Publisher: Tor Books
Release Date: June 26th, 2012
Date Read: 1/3/15 to 3/15/15
It's the end of World War II. FDR's New Deal has redefined American politics. Taxes are at an all-time high. The bombing of Hiroshima and Nagasaki has brought a fear of total annihilation. The rise of secret government agencies and sanctions on business has many watching their backs. America's sense of freedom is diminishing…and many are desperate to take that freedom back.
Among them is a great dreamer, an immigrant who pulled himself from the depths of poverty to become one of the wealthiest and admired men in the world. That man is Andrew Ryan, and he believed that great men and women deserve better. And so he set out to create the impossible, a utopia free from government, censorship, and moral restrictions on science—where what you give is what you get. He created Rapture—the shining city below the sea.
But as we all know, this utopia suffered a great tragedy. This is the story of how it all came to be…and how it all ended.

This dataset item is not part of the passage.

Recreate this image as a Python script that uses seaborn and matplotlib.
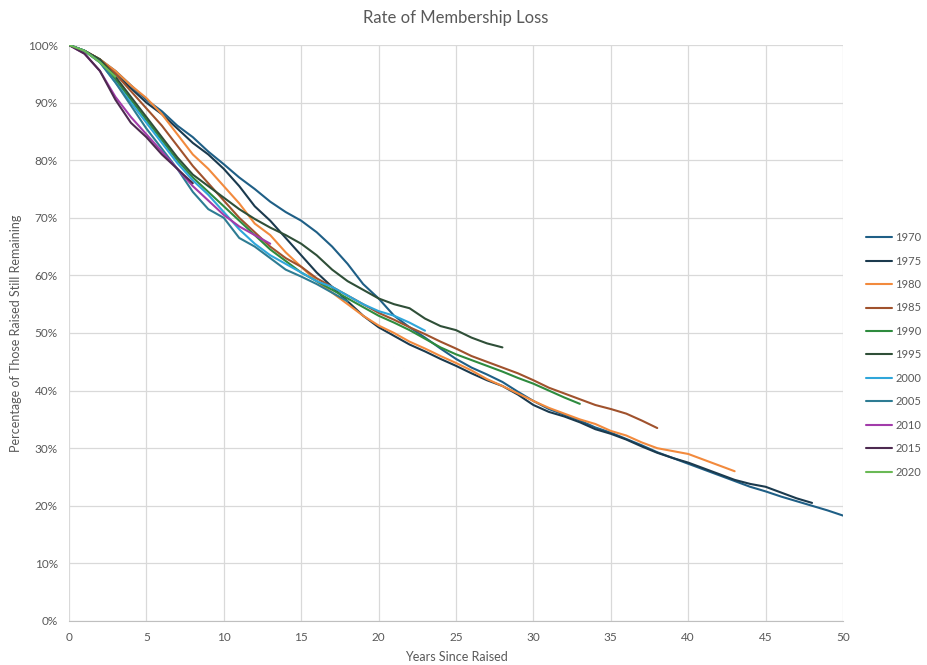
import pandas as pd
import matplotlib.pyplot as plt
import seaborn as sns

# cohort -> share still remaining (%) by years since raised
y1970 = [100, 99, 97.5, 95.5, 93, 90.5, 88.5, 86, 84, 81.5, 79.3, 77, 75, 72.8, 71, 69.5,
         67.5, 65, 62, 58.5, 56, 53, 51, 49.2, 47.3, 45.5, 44, 42.8, 41.5, 39.8, 38.2,
         36.8, 35.8, 34.8, 33.6, 32.7, 31.6, 30.5, 29.3, 28.3, 27.3, 26.3, 25.3, 24.3,
         23.3, 22.5, 21.6, 20.8, 20, 19.2, 18.3]
y1975 = [100, 99, 97.5, 95, 92.5, 90, 88, 85.5, 83, 81, 78.5, 75.5, 72, 69.5, 66.5, 63.5,
         60.5, 58, 55.5, 53, 51, 49.5, 48, 46.8, 45.5, 44.3, 43, 41.8, 40.8, 39.3, 37.5,
         36.3, 35.5, 34.5, 33.3, 32.5, 31.5, 30.3, 29.2, 28.3, 27.5, 26.5, 25.5, 24.5,
         23.8, 23.3, 22.3, 21.3, 20.5]
y1980 = [100, 99, 97.5, 95.5, 93, 90.8, 88, 84.5, 81, 78.5, 75.5, 72.5, 69, 67, 64, 61.5,
         59, 57, 55, 53, 51.3, 50, 48.5, 47.3, 46, 44.8, 43.5, 42, 40.8, 39.5, 38.2, 37,
         36, 35, 34.2, 33, 32.2, 31, 30, 29.5, 29, 28, 27, 26]
y1985 = [100, 99, 97.5, 95, 92, 89, 86, 82.5, 79, 76, 73, 70, 67.5, 65, 63, 61.5, 59.5,
         58, 56.5, 55, 53.5, 52.3, 51, 49.8, 48.5, 47.3, 46, 45, 44, 43, 41.8, 40.5, 39.5,
         38.5, 37.5, 36.8, 36, 34.8, 33.5]
y1990 = [100, 99, 97, 94, 90.5, 87, 83.5, 80, 77, 74.5, 72, 69.5, 67, 64.5, 62.5, 60.5,
         59, 57.5, 56, 54.5, 53, 51.8, 50.5, 49, 47.5, 46.3, 45.3, 44.3, 43.3, 42.2, 41.2,
         40, 38.8, 37.7]
y1995 = [100, 99, 97.5, 94.5, 91, 87.5, 84, 80.5, 77.5, 75.5, 73.5, 71.5, 69.8, 68.3, 67,
         65.5, 63.5, 61, 59, 57.5, 56, 55, 54.3, 52.5, 51.2, 50.5, 49.2, 48.2, 47.5]
y2000 = [100, 99, 97, 93.5, 90, 86.5, 83, 79.5, 76.5, 74, 71, 68, 65.5, 63.5, 62, 60.5,
         59, 58, 56.5, 55, 53.8, 53, 51.8, 50.4]
y2005 = [100, 99, 97, 93.5, 89.5, 85.5, 82, 78.5, 74.5, 71.5, 70, 66.5, 65, 63, 61, 59.8,
         58.5, 57, 55.5]
y2010 = [100, 98.5, 95.5, 91, 87.5, 84.5, 81.5, 78.5, 75.5, 73, 70.5, 68.5, 67, 65.5]
y2015 = [100, 98.5, 95.5, 90.5, 86.5, 84, 81, 78.5, 76]
y2020 = [100, 99, 97, 94.5]

cohorts = ["1970", "1975", "1980", "1985", "1990", "1995", "2000", "2005", "2010", "2015", "2020"]
series = [y1970, y1975, y1980, y1985, y1990, y1995, y2000, y2005, y2010, y2015, y2020]
colors = ["#1F5F86", "#1B3A4E", "#F28A3D", "#A0522D", "#2E8B3E", "#2F4F38",
          "#2FA6DA", "#2E7C93", "#A23BAA", "#4D2A50", "#6AB955"]

rows = []
for c, vals in zip(cohorts, series):
    for yr, v in enumerate(vals):
        rows.append({"cohort": c, "years": yr, "remaining": v / 100})
df = pd.DataFrame(rows)

sns.set_style("white")
plt.rcParams["font.family"] = ["Lato", "DejaVu Sans"]
grey = "#595959"

fig = plt.figure(figsize=(9.27, 6.65), dpi=100)
ax = fig.add_axes([0.0744, 0.0662, 0.835, 0.8661])

sns.lineplot(data=df, x="years", y="remaining", hue="cohort", hue_order=cohorts,
             palette=dict(zip(cohorts, colors)), linewidth=1.5, ax=ax, sort=True)

ax.set_xlim(0, 50)
ax.set_ylim(0, 1)
ax.set_xticks(range(0, 51, 5))
ax.set_yticks([i / 10 for i in range(11)])
ax.set_yticklabels([f"{i * 10}%" for i in range(11)])
ax.tick_params(colors=grey, labelsize=8.5, length=0, pad=8)
ax.grid(True, color="#D9D9D9", linewidth=0.9)
ax.set_axisbelow(True)
for s in ["top", "right", "left"]:
    ax.spines[s].set_visible(False)
ax.spines["bottom"].set_color("#BFBFBF")

ax.set_xlabel("Years Since Raised", color=grey, fontsize=9, labelpad=6)
ax.set_ylabel("Percentage of Those Raised Still Remaining", color=grey, fontsize=9)
ax.set_title("Rate of Membership Loss", color=grey, fontsize=12, pad=16)

leg = ax.legend(loc="center left", bbox_to_anchor=(1.03, 0.462), frameon=False,
                fontsize=8, labelspacing=1.12, handlelength=2.3, handletextpad=0.3,
                borderpad=0, borderaxespad=0)
for t in leg.get_texts():
    t.set_color(grey)

fig.savefig("out.png", dpi=100)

For those that aren't familiar with the Bioshock series, Rapture is an underwater metropolis created by Andrew Ryan (Yes the similarity to Ayn Rand is intended). He created Rapture to be the ultimate Libertarian dream, where man is free to create whatever he is able to without the constraints of government, or laws, or religion, or anything that might inhibit a man's personal progress. So of course that went just as well as one would have imagined and by the time Bioshock starts, Rapture is a crumbling, lawless, dystopia.
One of my favorite things about the game was trying to uncover the story behind Rapture. Everywhere you wander in that game, no matter how frightening it is, has some sort of beauty and history hidden deep beneath it. And that's what makes this book so awesome because we get to see first hand how this city got so messed up in the first place.
While this book is a story about Rapture, it is more or less framed by Bill McDonagh. Bill was a simple plumber until Andrew Ryan took a liking to him and made him his right-hand hand in Rapture. Bill was enamored with the vision that Ryan presented--a place where a man can truly make himself into whatever he wishes--but soon found himself disillusioned and heartbroken as he saw the hell that Rapture descended into.
One thing that I did appreciate as a fan of the series is how this book kind of humanized Andrew Ryan for me. Throughout this book we see a man who has a vision and wants so hard to make it work. Even if it involves horrible things like not allowing a social safety net for the poorer citizens even when he sees first hand how dire their situation is. While it is crappy of him, he does it because he whole-heartedly believes in a man's ability to pull themselves up by their bootstraps, even though its not as simple in reality as one might like to think. If anything, it painted him in a bit more sympathetic light, a man who was so blinded by his beliefs that he willingly ignored the hell they created in front of him
I will say that even as a big fan of this series, I found the book to be a bit long and uninterested in times. So I would put it down and read other books while reading this one. I still would recommend this book to you if you are a fan of the Bioshock series. If you aren't it's still a good a read, I'm just not sure if you would appreciate it or be satisfied with the ending.